**PROMPT:** Reproduce the data exactly.

**AVAILABLE DATA:**
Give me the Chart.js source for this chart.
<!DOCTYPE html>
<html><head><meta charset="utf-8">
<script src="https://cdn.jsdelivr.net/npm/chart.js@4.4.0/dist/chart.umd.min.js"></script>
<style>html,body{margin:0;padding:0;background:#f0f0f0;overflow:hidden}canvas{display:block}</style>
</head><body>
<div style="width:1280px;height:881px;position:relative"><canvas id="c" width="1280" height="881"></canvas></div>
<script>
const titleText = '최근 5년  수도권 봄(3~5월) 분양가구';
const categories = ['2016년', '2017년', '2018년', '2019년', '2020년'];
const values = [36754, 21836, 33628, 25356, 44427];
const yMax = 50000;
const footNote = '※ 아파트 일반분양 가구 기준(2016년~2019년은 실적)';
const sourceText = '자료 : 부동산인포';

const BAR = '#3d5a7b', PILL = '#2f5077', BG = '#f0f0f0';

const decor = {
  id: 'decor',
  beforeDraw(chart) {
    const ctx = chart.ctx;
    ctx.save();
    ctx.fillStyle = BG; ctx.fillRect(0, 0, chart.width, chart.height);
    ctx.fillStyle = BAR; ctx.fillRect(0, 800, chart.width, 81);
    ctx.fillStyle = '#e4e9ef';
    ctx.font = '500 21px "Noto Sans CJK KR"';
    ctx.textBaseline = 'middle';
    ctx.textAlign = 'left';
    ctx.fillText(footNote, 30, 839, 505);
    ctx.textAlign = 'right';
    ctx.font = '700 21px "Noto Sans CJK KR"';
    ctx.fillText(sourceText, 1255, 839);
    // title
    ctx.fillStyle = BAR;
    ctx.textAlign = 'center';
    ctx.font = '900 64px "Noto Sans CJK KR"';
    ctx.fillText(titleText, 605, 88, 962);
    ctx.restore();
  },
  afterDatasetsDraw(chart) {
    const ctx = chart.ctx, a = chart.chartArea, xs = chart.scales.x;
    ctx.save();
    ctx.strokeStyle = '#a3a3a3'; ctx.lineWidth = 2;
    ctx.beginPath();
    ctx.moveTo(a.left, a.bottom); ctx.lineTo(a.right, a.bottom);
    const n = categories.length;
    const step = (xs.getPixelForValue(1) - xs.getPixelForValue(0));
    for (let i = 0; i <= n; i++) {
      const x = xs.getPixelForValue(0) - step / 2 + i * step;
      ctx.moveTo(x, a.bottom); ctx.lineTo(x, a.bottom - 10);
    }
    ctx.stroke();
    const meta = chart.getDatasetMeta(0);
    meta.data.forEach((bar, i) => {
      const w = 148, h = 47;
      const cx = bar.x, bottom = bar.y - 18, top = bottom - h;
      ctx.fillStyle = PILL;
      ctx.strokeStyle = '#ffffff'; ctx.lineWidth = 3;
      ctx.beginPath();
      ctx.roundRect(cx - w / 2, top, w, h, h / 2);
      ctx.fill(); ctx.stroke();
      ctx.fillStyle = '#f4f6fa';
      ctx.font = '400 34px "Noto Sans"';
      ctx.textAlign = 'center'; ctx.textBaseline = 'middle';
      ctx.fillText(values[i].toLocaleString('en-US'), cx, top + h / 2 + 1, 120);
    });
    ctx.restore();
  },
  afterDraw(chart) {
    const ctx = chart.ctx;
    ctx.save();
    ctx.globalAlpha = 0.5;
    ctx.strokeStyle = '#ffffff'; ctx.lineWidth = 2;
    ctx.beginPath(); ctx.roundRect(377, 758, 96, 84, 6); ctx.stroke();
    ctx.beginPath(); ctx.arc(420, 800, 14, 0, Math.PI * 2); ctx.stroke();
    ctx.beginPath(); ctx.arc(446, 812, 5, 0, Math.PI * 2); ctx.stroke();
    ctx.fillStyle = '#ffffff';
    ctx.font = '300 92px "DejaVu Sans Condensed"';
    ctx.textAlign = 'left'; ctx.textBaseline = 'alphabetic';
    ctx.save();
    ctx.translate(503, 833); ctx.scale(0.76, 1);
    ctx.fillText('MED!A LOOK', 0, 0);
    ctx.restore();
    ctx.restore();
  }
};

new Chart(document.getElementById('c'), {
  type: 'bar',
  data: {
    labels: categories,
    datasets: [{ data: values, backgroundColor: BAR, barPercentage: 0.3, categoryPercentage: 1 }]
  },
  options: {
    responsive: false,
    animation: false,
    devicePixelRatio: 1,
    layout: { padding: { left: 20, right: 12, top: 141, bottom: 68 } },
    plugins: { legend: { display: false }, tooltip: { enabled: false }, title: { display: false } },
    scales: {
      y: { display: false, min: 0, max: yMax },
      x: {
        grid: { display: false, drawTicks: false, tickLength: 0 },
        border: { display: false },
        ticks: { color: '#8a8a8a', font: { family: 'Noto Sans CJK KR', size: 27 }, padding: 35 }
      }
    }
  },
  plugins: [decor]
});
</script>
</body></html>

**WORKED SOLUTION:**
Give me the Chart.js source for this chart.
<!DOCTYPE html>
<html><head><meta charset="utf-8">
<script src="https://cdn.jsdelivr.net/npm/chart.js@4.4.0/dist/chart.umd.min.js"></script>
<style>html,body{margin:0;padding:0;background:#f0f0f0;overflow:hidden}canvas{display:block}</style>
</head><body>
<div style="width:1280px;height:881px;position:relative"><canvas id="c" width="1280" height="881"></canvas></div>
<script>
const titleText = '최근 5년  수도권 봄(3~5월) 분양가구';
const categories = ['2016년', '2017년', '2018년', '2019년', '2020년'];
const values = [36754, 21836, 33628, 25356, 44427];
const yMax = 50000;
const footNote = '※ 아파트 일반분양 가구 기준(2016년~2019년은 실적)';
const sourceText = '자료 : 부동산인포';

const BAR = '#3d5a7b', PILL = '#2f5077', BG = '#f0f0f0';

const decor = {
  id: 'decor',
  beforeDraw(chart) {
    const ctx = chart.ctx;
    ctx.save();
    ctx.fillStyle = BG; ctx.fillRect(0, 0, chart.width, chart.height);
    ctx.fillStyle = BAR; ctx.fillRect(0, 800, chart.width, 81);
    ctx.fillStyle = '#e4e9ef';
    ctx.font = '500 21px "Noto Sans CJK KR"';
    ctx.textBaseline = 'middle';
    ctx.textAlign = 'left';
    ctx.fillText(footNote, 30, 839, 505);
    ctx.textAlign = 'right';
    ctx.font = '700 21px "Noto Sans CJK KR"';
    ctx.fillText(sourceText, 1255, 839);
    // title
    ctx.fillStyle = BAR;
    ctx.textAlign = 'center';
    ctx.font = '900 64px "Noto Sans CJK KR"';
    ctx.fillText(titleText, 605, 88, 962);
    ctx.restore();
  },
  afterDatasetsDraw(chart) {
    const ctx = chart.ctx, a = chart.chartArea, xs = chart.scales.x;
    ctx.save();
    ctx.strokeStyle = '#a3a3a3'; ctx.lineWidth = 2;
    ctx.beginPath();
    ctx.moveTo(a.left, a.bottom); ctx.lineTo(a.right, a.bottom);
    const n = categories.length;
    const step = (xs.getPixelForValue(1) - xs.getPixelForValue(0));
    for (let i = 0; i <= n; i++) {
      const x = xs.getPixelForValue(0) - step / 2 + i * step;
      ctx.moveTo(x, a.bottom); ctx.lineTo(x, a.bottom - 10);
    }
    ctx.stroke();
    const meta = chart.getDatasetMeta(0);
    meta.data.forEach((bar, i) => {
      const w = 148, h = 47;
      const cx = bar.x, bottom = bar.y - 18, top = bottom - h;
      ctx.fillStyle = PILL;
      ctx.strokeStyle = '#ffffff'; ctx.lineWidth = 3;
      ctx.beginPath();
      ctx.roundRect(cx - w / 2, top, w, h, h / 2);
      ctx.fill(); ctx.stroke();
      ctx.fillStyle = '#f4f6fa';
      ctx.font = '400 34px "Noto Sans"';
      ctx.textAlign = 'center'; ctx.textBaseline = 'middle';
      ctx.fillText(values[i].toLocaleString('en-US'), cx, top + h / 2 + 1, 120);
    });
    ctx.restore();
  },
  afterDraw(chart) {
    const ctx = chart.ctx;
    ctx.save();
    ctx.globalAlpha = 0.5;
    ctx.strokeStyle = '#ffffff'; ctx.lineWidth = 2;
    ctx.beginPath(); ctx.roundRect(377, 758, 96, 84, 6); ctx.stroke();
    ctx.beginPath(); ctx.arc(420, 800, 14, 0, Math.PI * 2); ctx.stroke();
    ctx.beginPath(); ctx.arc(446, 812, 5, 0, Math.PI * 2); ctx.stroke();
    ctx.fillStyle = '#ffffff';
    ctx.font = '300 92px "DejaVu Sans Condensed"';
    ctx.textAlign = 'left'; ctx.textBaseline = 'alphabetic';
    ctx.save();
    ctx.translate(503, 833); ctx.scale(0.76, 1);
    ctx.fillText('MED!A LOOK', 0, 0);
    ctx.restore();
    ctx.restore();
  }
};

new Chart(document.getElementById('c'), {
  type: 'bar',
  data: {
    labels: categories,
    datasets: [{ data: values, backgroundColor: BAR, barPercentage: 0.3, categoryPercentage: 1 }]
  },
  options: {
    responsive: false,
    animation: false,
    devicePixelRatio: 1,
    layout: { padding: { left: 20, right: 12, top: 141, bottom: 68 } },
    plugins: { legend: { display: false }, tooltip: { enabled: false }, title: { display: false } },
    scales: {
      y: { display: false, min: 0, max: yMax },
      x: {
        grid: { display: false, drawTicks: false, tickLength: 0 },
        border: { display: false },
        ticks: { color: '#8a8a8a', font: { family: 'Noto Sans CJK KR', size: 27 }, padding: 35 }
      }
    }
  },
  plugins: [decor]
});
</script>
</body></html>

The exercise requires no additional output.